However, a less obvious issue is that it diminishes some of the distinctive character of the product. Take the “covfefe” meme a few years ago. TLDR; Trump tweeted, at 3 a.m. something with the word “covfefe”, which led to millions of tweets mocking his inability to express himself and trying to figure out what he meant. The unscripted errors made Twitter a more “human” and fun place to explore.

It’s arguable that mass edit’s make the product more like Instagram, where posts are polished, filtered and thought-out in detail. If that is where you want to take the product, that is fine (instagram is very profitable), but you do need to accept that it’s not unique anymore.

A product that looks and feels like other social media sites is a big problem if you’re selling ads and you have a sub-scale network.
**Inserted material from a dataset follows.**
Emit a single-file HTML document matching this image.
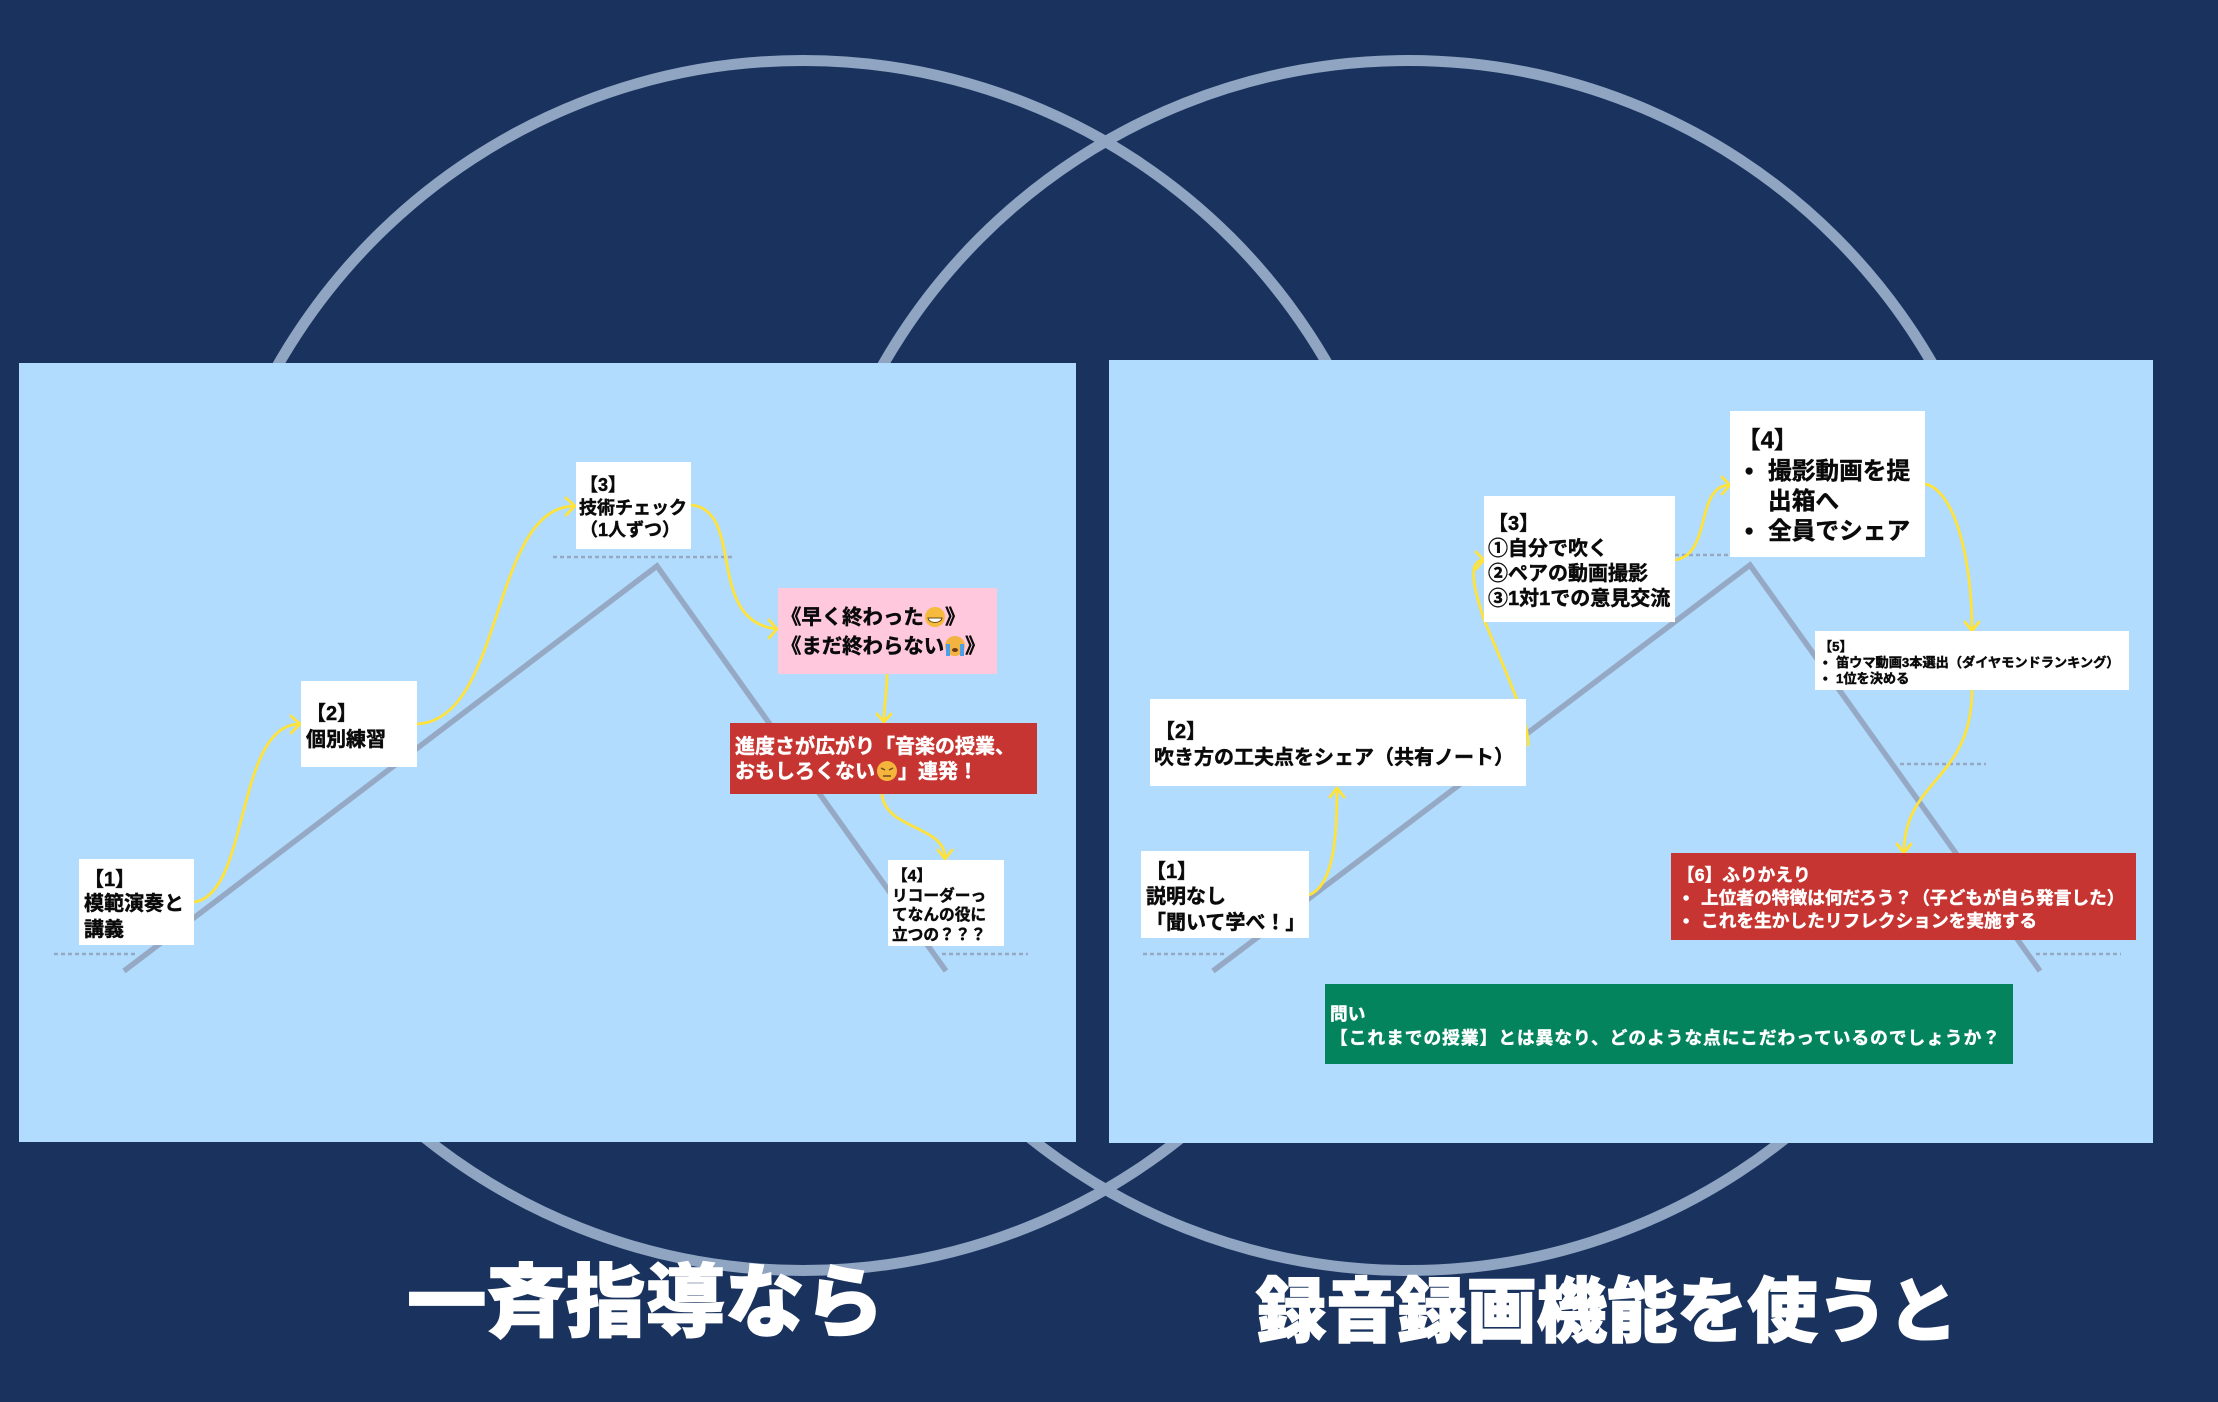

Reddit has understood this perfectly. It just feels different to be on Reddit and that attracts advertisers, even if the amount of users is substantially lower.

When I try to explain to my mom what I do as a Product Manager, it can go either of two ways: she ends up more confused or she says “so, you coordinate stuff?”. It’s not just her. For example, the amount of LinkedIn requests from “normal” (non-tech) companies nudging me to interview in a completely unrelated position, such as procurement (e.g., “you manage the purchase of products, no?”) is staggering.

That the world has no idea what a Product Manager does makes sense. Only a handful of companies really need professionals to think thru product experiences. Let’s be honest: the founder of a startup can do product and for companies where technology is not the actual product, UX designers and engineers are a good proxy.

However, it turns out Twitter is one of those rare companies where Product Managers, for all the blame we take on slowing things down, could have averted some disasters.

I guess Musk’s confusion was similar to my moms when he fired troves of PMs as he took over the company, but in hindsight, it seems kind of a bad idea…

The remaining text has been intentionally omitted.